We run this exercise two ways, depending on what feels more useful to you in the moment:
The first approach is retrospective. You track a week of time and then categorize time spent. Then step back and look at it: Does this connect to outcomes I care about or strategic priorities? Is that connection clear or is it something I’m assuming? Where am I spending time with no line of sight to any outcome at all? Fundamentally - does this make sense? Am I making strategic use of my time? Or am I simply maintaining systems and activities that exist for their own sake?
The second approach is prospective and honestly, we find it more revealing.
You go through your upcoming two weeks, day by day. For every meeting on your calendar, you ask three questions: Why am I in this meeting? What if I wasn’t? What would need to happen for me not to be?
You’ll discover some interesting stuff. We’ve had clients realize they’re in recurring meetings that used to matter but don’t anymore. The project ended six months ago but the meeting lives on. Or they’re in meetings where their presence is assumed but not necessary. Or worse, they’re in meetings that produce nothing for anyone.
One leader we worked with discovered she was spending eight hours a week in meetings that had no clear connection to any outcome she cared about. Eight hours. That’s a full workday she got back just by asking the question.
The “So What?” Tool
The “So What?” tool is what keeps you honest once you’ve done the Time Audit. It becomes your regular practice for maintaining visibility.
At the end of each day or week, you look at your calendar and task list. Then you ask: So what? What outcome did this produce? What did this do to move my priorities forward? And critically: how much of my time was spent simply maintaining structures or activities that exist because “that’s how we do things” rather than because they serve our strategy?
It forces the connection to be explicit. Not what you did, but what it created. Not the activity, but the result.
We started doing this at the end of every Friday. It takes maybe ten minutes. And what changed is that we started to notice patterns we couldn’t see before. We could see which activities consistently produced outcomes and which ones just consumed time. We could see where we were making assumptions about impact that weren’t holding up.
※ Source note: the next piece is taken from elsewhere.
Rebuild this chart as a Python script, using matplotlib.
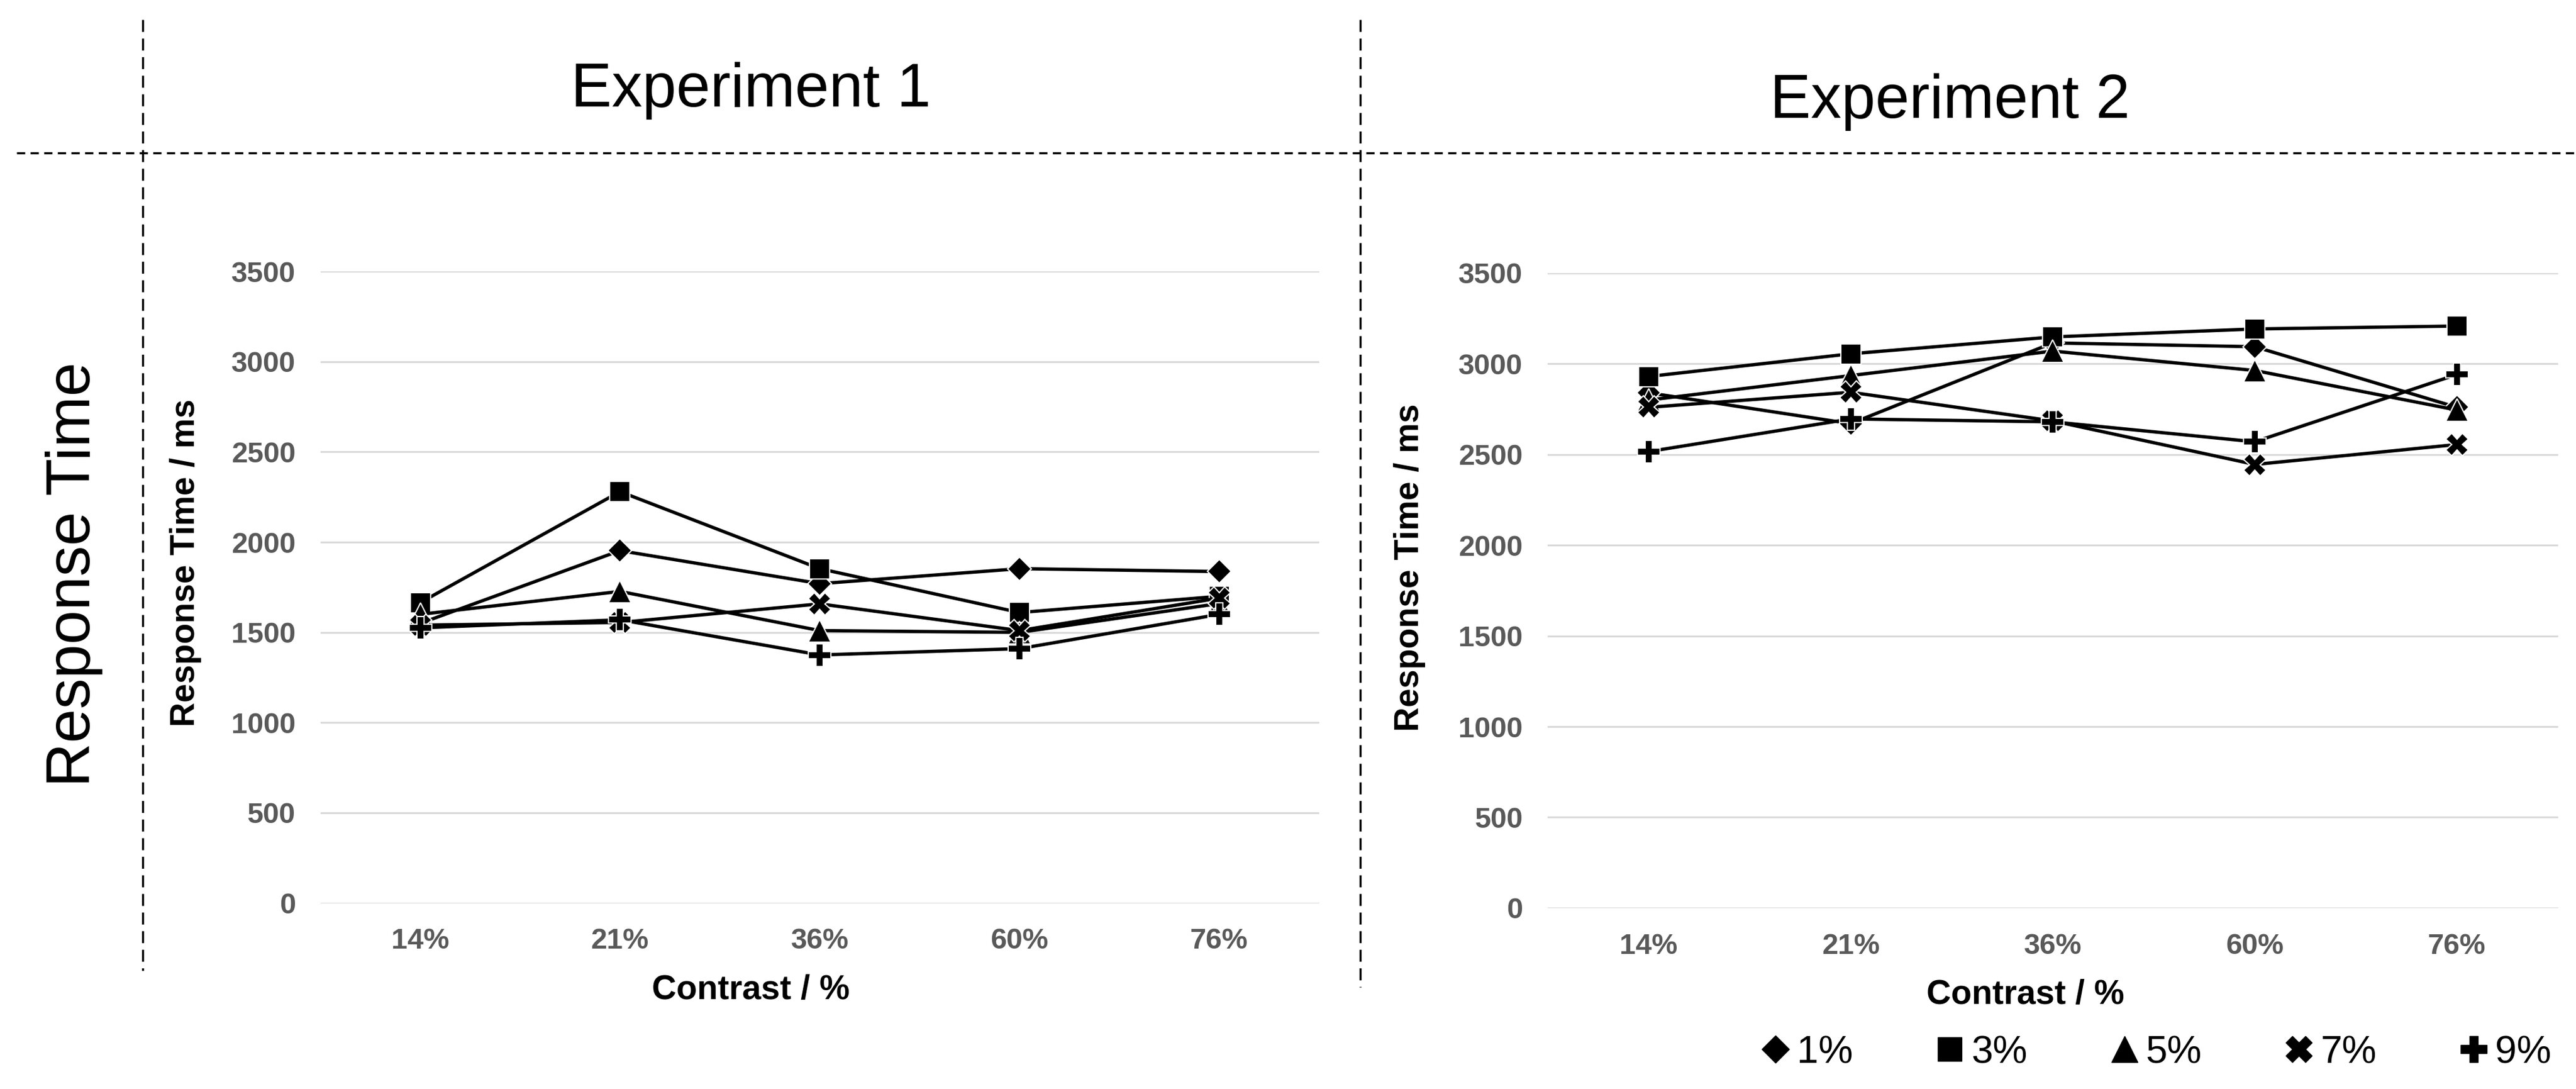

The uncomfortable part is when you can’t answer the question. When you look at six hours of work and realize it produced nothing meaningful. But that discomfort is useful. It’s the signal you need to make different choices.
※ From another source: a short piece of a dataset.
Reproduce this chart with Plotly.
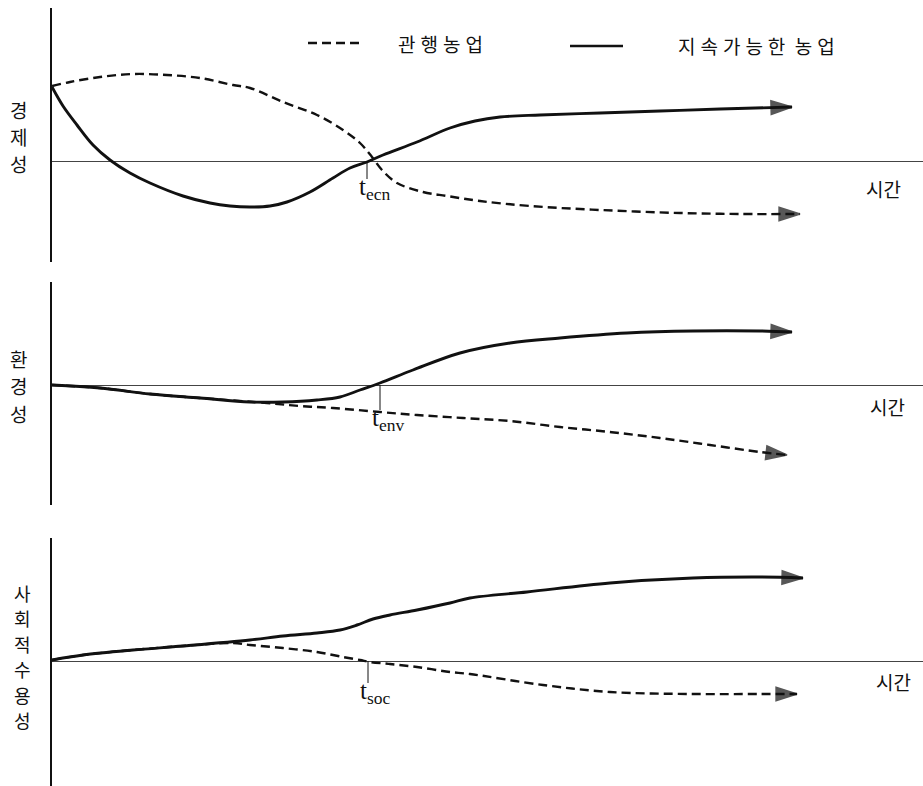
"""관행농업과 지속가능한 농업의 경제성·환경성·사회적 수용성 비교 (개념도)."""

import plotly.graph_objects as go

W, H = 923, 786

# 시간(가로축) / 성과(세로축, 기준선 = 0) — 그림에서 읽은 값
ECON_SUS_X = [0, 1.1, 2.5, 4.1, 5.8, 7.8, 9.8, 13.1, 15.8, 17.8, 19.8, 21.8, 23.5, 25.8,
              28.1, 29.8, 31.5, 33.1, 36.5, 39.8, 42.3, 44.8, 48.8, 54.8, 60.8, 66.8, 74.0]
ECON_SUS_Y = [7.4, 5.5, 3.6, 1.6, 0.1, -1.2, -2.2, -3.5, -4.2, -4.5, -4.6, -4.5, -4.1, -3.1,
              -1.7, -0.7, -0.1, 0.6, 1.9, 3.3, 4.0, 4.4, 4.6, 4.8, 5.0, 5.2, 5.4]
ECON_CON_X = [0, 1.8, 4.8, 8.1, 11.5, 14.8, 18.1, 19.8, 23.1, 26.5, 29.1, 30.8, 32.0,
              33.0, 34.5, 37.1, 39.5, 42.8, 47.8, 54.8, 62.8, 68.8, 74.8]
ECON_CON_Y = [7.5, 7.9, 8.4, 8.7, 8.6, 8.3, 7.6, 7.3, 5.9, 4.6, 3.1, 1.8, 0.4,
              -0.9, -2.2, -3.1, -3.5, -4.0, -4.5, -4.9, -5.2, -5.3, -5.3]

ENV_SUS_X = [0, 4.8, 9.8, 14.8, 19.8, 23.1, 26.5, 28.8, 30.8, 32.8, 36.1, 40.8, 45.8,
             50.8, 57.5, 64.1, 70.8, 74.0]
ENV_SUS_Y = [0, -0.3, -0.9, -1.3, -1.7, -1.7, -1.5, -1.2, -0.5, 0.2, 1.5, 3.2, 4.2,
             4.7, 5.2, 5.4, 5.4, 5.3]
ENV_CON_X = [0, 4.8, 9.8, 14.8, 21.5, 24.8, 28.1, 32.8, 36.5, 41.1, 45.8, 50.8, 55.8,
             60.8, 65.8, 70.8, 73.5]
ENV_CON_Y = [0, -0.3, -0.9, -1.3, -1.8, -2.1, -2.3, -2.7, -3.0, -3.3, -3.6, -4.2, -4.7,
             -5.3, -6.0, -6.7, -7.0]

SOC_SUS_X = [0, 3.1, 8.1, 13.1, 19.8, 23.1, 26.5, 28.8, 30.5, 32.1, 33.8, 36.5, 39.8,
             41.8, 47.5, 55.8, 64.1, 70.8, 75.1]
SOC_SUS_Y = [0.1, 0.6, 1.1, 1.5, 2.1, 2.5, 2.8, 3.1, 3.6, 4.2, 4.6, 5.1, 5.8,
             6.3, 6.9, 7.8, 8.3, 8.4, 8.3]
SOC_CON_X = [0, 3.1, 8.1, 13.1, 18.1, 19.8, 23.1, 26.5, 29.1, 30.8, 31.8, 33.8, 36.5,
             39.8, 41.8, 49.1, 55.8, 64.1, 70.8, 74.5]
SOC_CON_Y = [0.1, 0.6, 1.1, 1.5, 1.8, 1.6, 1.3, 0.9, 0.4, 0.1, -0.1, -0.3, -0.6,
             -1.1, -1.3, -2.4, -3.1, -3.3, -3.3, -3.3]

CROSS_T = [31.5, 32.8, 31.6]
CROSS_TAG = ["ecn", "env", "soc"]
TICK_LEN = [1.8, 2.5, 2.2]
PANEL_TITLES = ["경제성", "환경성", "사회적수용성"]
TIME_LABEL = "시간"
LEGEND_CONV = "관행농업"
LEGEND_SUST = ["지속가능한", "농업"]

KFONT = "Noto Sans CJK KR"
INK = "#111111"
DASH = "9px,5px"
GAP = "\u2009\u200a"

# 패널 배치 (픽셀): 세로축 위/아래, 기준선 높이
PANELS = [(8, 262, 161), (282, 505, 385), (538, 786, 661)]
AXIS_X0 = 52
TIME_POS = [(903, 27), (907, 21), (913, 20)]
# 세로 제목: 글자 중심 x, 첫 글자 y, 글자 간격, 글자 크기
TITLE_POS = [(18, 110, 26.5, 19), (18, 358, 27.5, 19), (22, 593, 25.4, 18)]


def px(x):
    return x / W


def py(y):
    return 1 - y / H


def arrow_sizes(n, size=22):
    return [0] * (n - 1) + [size]


series = [
    (ECON_SUS_X, ECON_SUS_Y, ECON_CON_X, ECON_CON_Y),
    (ENV_SUS_X, ENV_SUS_Y, ENV_CON_X, ENV_CON_Y),
    (SOC_SUS_X, SOC_SUS_Y, SOC_CON_X, SOC_CON_Y),
]

fig = go.Figure()
shapes, annotations = [], []

for i, (sx, sy, cx, cy) in enumerate(series):
    ax = "" if i == 0 else str(i + 1)
    for xs, ys, dash, width in ((cx, cy, DASH, 2.4), (sx, sy, "solid", 2.9)):
        fig.add_trace(go.Scatter(
            x=xs, y=ys, xaxis="x" + ax, yaxis="y" + ax,
            mode="lines+markers",
            line=dict(color=INK, width=width, dash=dash, shape="spline", smoothing=1.0),
            marker=dict(symbol="arrow", angleref="previous", color=INK,
                        size=arrow_sizes(len(xs)), line=dict(color=INK, width=1.5)),
            showlegend=False, hoverinfo="skip",
        ))

    top, bottom, zero = PANELS[i]
    x_max = (W - AXIS_X0) / 10
    fig.update_layout(**{
        "xaxis" + ax: dict(domain=[px(AXIS_X0), 1], range=[0, x_max], visible=False,
                           anchor="y" + ax),
        "yaxis" + ax: dict(domain=[py(bottom), py(top)],
                           range=[-(bottom - zero) / 10, (zero - top) / 10],
                           anchor="x" + ax, showline=True, linecolor=INK, linewidth=1.5,
                           showticklabels=False, ticks="", showgrid=False,
                           zeroline=True, zerolinecolor="#444444", zerolinewidth=1),
    })

    # 교차 시점 표시
    t = CROSS_T[i]
    shapes.append(dict(type="line", xref="x" + ax, yref="y" + ax,
                       x0=t, x1=t, y0=0, y1=-TICK_LEN[i],
                       line=dict(color=INK, width=1)))
    annotations.append(dict(
        xref="x" + ax, yref="y" + ax, x=t - 1.0, y=-TICK_LEN[i],
        xanchor="left", yanchor="top", yshift=8, showarrow=False,
        text=f"t<sub>{CROSS_TAG[i]}</sub>",
        font=dict(family="Liberation Serif", size=25, color=INK),
    ))

    # 시간 라벨
    tx, dy = TIME_POS[i]
    annotations.append(dict(
        xref="paper", yref="paper", x=px(tx), y=py(zero + dy),
        xanchor="right", yanchor="middle", showarrow=False, text=TIME_LABEL,
        font=dict(family=KFONT, size=19, color=INK),
    ))

    # 세로 제목 (글자별)
    cx_t, y0, step, fsize = TITLE_POS[i]
    for k, ch in enumerate(PANEL_TITLES[i]):
        annotations.append(dict(
            xref="paper", yref="paper", x=px(cx_t), y=py(y0 + k * step),
            xanchor="center", yanchor="middle", showarrow=False, text=ch,
            font=dict(family=KFONT, size=fsize, color=INK),
        ))

# 범례
shapes.append(dict(type="line", xref="paper", yref="paper",
                   x0=px(308), x1=px(363), y0=py(43), y1=py(43),
                   line=dict(color=INK, width=2.4, dash=DASH)))
shapes.append(dict(type="line", xref="paper", yref="paper",
                   x0=px(570), x1=px(623), y0=py(46), y1=py(46),
                   line=dict(color=INK, width=2.4)))
annotations.append(dict(
    xref="paper", yref="paper", x=px(396), y=py(44), xanchor="left", yanchor="middle",
    showarrow=False, text=GAP.join(LEGEND_CONV),
    font=dict(family=KFONT, size=19, color=INK)))
annotations.append(dict(
    xref="paper", yref="paper", x=px(676), y=py(45), xanchor="left", yanchor="middle",
    showarrow=False, text="\u2002".join(GAP.join(w) for w in LEGEND_SUST),
    font=dict(family=KFONT, size=19, color=INK)))

fig.update_layout(
    width=W, height=H,
    margin=dict(l=0, r=0, t=0, b=0),
    paper_bgcolor="white", plot_bgcolor="white",
    shapes=shapes, annotations=annotations,
    showlegend=False,
)

fig.write_html("out.html", config={"displayModeBar": False},
               post_script="document.body.style.margin = '0';")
The “If I stopped doing this” Test
The third tool gives you a framework for making those different choices. For any recurring activity, you ask: if I stopped doing this, what outcome wouldn’t happen?
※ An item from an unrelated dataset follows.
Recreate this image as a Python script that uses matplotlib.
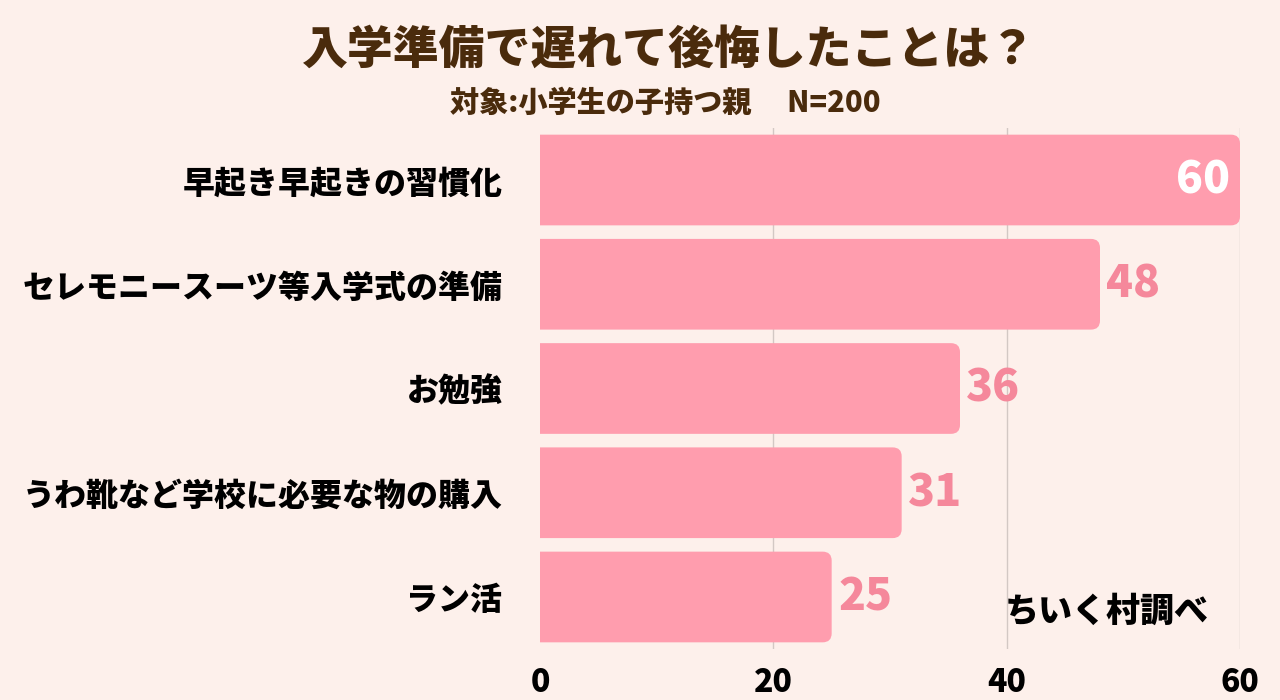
import matplotlib
matplotlib.use("Agg")
import matplotlib.pyplot as plt
from matplotlib.patches import FancyBboxPatch

# data
categories = ["早起き早起きの習慣化", "セレモニースーツ等入学式の準備", "お勉強",
              "うわ靴など学校に必要な物の購入", "ラン活"]
values = [60, 48, 36, 31, 25]
xticks = [0, 20, 40, 60]

title = "入学準備で遅れて後悔したことは？"
subtitle = "対象:小学生の子持つ親　 N=200"
source = "ちいく村調べ"

bg = "#FDF0EB"
bar_color = "#FF9DAE"
label_pink = "#F5889B"
brown = "#4A2B0C"

plt.rcParams["font.family"] = ["Noto Sans CJK JP", "DejaVu Sans"]

fig = plt.figure(figsize=(12.8, 7), dpi=100, facecolor=bg)
ax = fig.add_axes([540 / 1280, 0.0727, 700 / 1280, 0.7446])
ax.set_facecolor(bg)

ax.set_xlim(0, 60)
ax.set_ylim(len(values) - 0.5, -0.5)

# rounded right ends: need the px-per-unit ratio for the rounding
px_x = 700 / 60
px_y = 0.7446 * 700 / len(values)
aspect = px_x / px_y
radius = 9 / px_x
h = 0.87

for i, v in enumerate(values):
    # start left of 0 so the axes clip gives a square left end
    box = FancyBboxPatch((-2, i - h / 2), v + 2, h,
                         boxstyle=f"round,pad=0,rounding_size={radius}",
                         mutation_aspect=aspect, fc=bar_color, ec="none", zorder=2)
    ax.add_patch(box)
    if i == 0:
        ax.text(v - 0.85, i, str(v), ha="right", va="center", color="white",
                fontsize=32, fontweight="black", zorder=3)
    else:
        ax.text(v + 0.55, i, str(v), ha="left", va="center", color=label_pink,
                fontsize=32, fontweight="black", zorder=3)

for x in xticks[1:]:
    ax.axvline(x, color="#D3C8C4", lw=1, zorder=1)

ax.set_xticks(xticks)
ax.set_xticklabels([str(t) for t in xticks], fontsize=23, fontweight="black")
ax.set_yticks(range(len(categories)))
ax.set_yticklabels(categories, fontsize=23, fontweight="black")
ax.tick_params(axis="x", length=0, pad=12)
ax.tick_params(axis="y", length=0, pad=27)
for s in ax.spines.values():
    s.set_visible(False)

fig.text(0.523, 0.928, title, ha="center", va="center", fontsize=33,
         fontweight="black", color=brown)
fig.text(0.5195, 0.852, subtitle, ha="center", va="center", fontsize=21,
         fontweight="black", color=brown)
fig.text(1107 / 1280, 1 - 611 / 700, source, ha="center", va="center",
         fontsize=24.5, fontweight="black", color="black")

fig.savefig("out.png", dpi=100, facecolor=bg)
If you can’t answer that question clearly, that’s your red flag.
We use this test when we’re looking at commitments that feel heavy. The weekly update no one reads. The report that gets filed but never referenced. The meeting that fills time but produces no decisions.
What it reveals is how many things we do out of habit or obligation rather than strategic necessity. And once you see that clearly, you have options. You can stop doing it. You can delegate it. You can redesign it to actually produce the outcome you need.
We had a client who was producing a monthly dashboard for her leadership team. It took her four hours every month. When she ran the test, she realized no one was using it to make decisions. They glanced at it, filed it away, moved on. She stopped producing it. No one noticed. She got four hours a month back.
The WHY and HOW of it all
What these three tools are really doing is rebuilding something that gets lost in reactive mode. They’re helping you articulate both the WHY and the HOW.
The WHY is the outcome you’re trying to produce. Why this action matters. What it’s supposed to achieve.
The HOW is the mechanism by which this action produces that outcome. The logic. The theory of change.
Without both, you’re just doing stuff. You might be busy. But you can’t know if you’re being effective.
In reactive mode, we lose both. We do things because they’re urgent or expected or habitual. We can’t articulate how those things produce strategic outcomes. The connection is assumed or absent entirely.
The Strategic Time Audit forces you to examine the WHY. What outcome is this supposed to serve? Often, there’s no clear answer.
The “So What?” tool makes you articulate both. What outcome did this produce? How did my action create that result? It builds the muscle of seeing the connection.
The “If I stopped doing this” test puts both on trial. What outcome wouldn’t happen? How does this activity produce that outcome? It exposes weak or broken connections.
Real Example
We saw this play out with Sarah, a marketing director we worked with last year. She was had a department goal related to increasing digital engagement. Instead of immediately jumping to posting more content, she stepped back. She asked: what business outcome are we really after?
In asking that question, Sarah discovered that lead generation, not increased content was the right strategic focus. By shifting her focus to targeted content that drove sign-ups, she delivered three times better results with less effort. She wasn’t working harder. She was working on the right thing; operating strategically.
Questions worth asking
We’ll leave you with some questions that have been useful for us when we’re trying to connect actions to outcomes:
What’s one project you’re working on where you could clarify the why before the how?
How do you currently measure success? Are you tracking activities or actual outcomes?
And perhaps most importantly: What activities are you participating in that perpetuate structures disconnected from your strategic priorities? What would happen if you stopped showing up?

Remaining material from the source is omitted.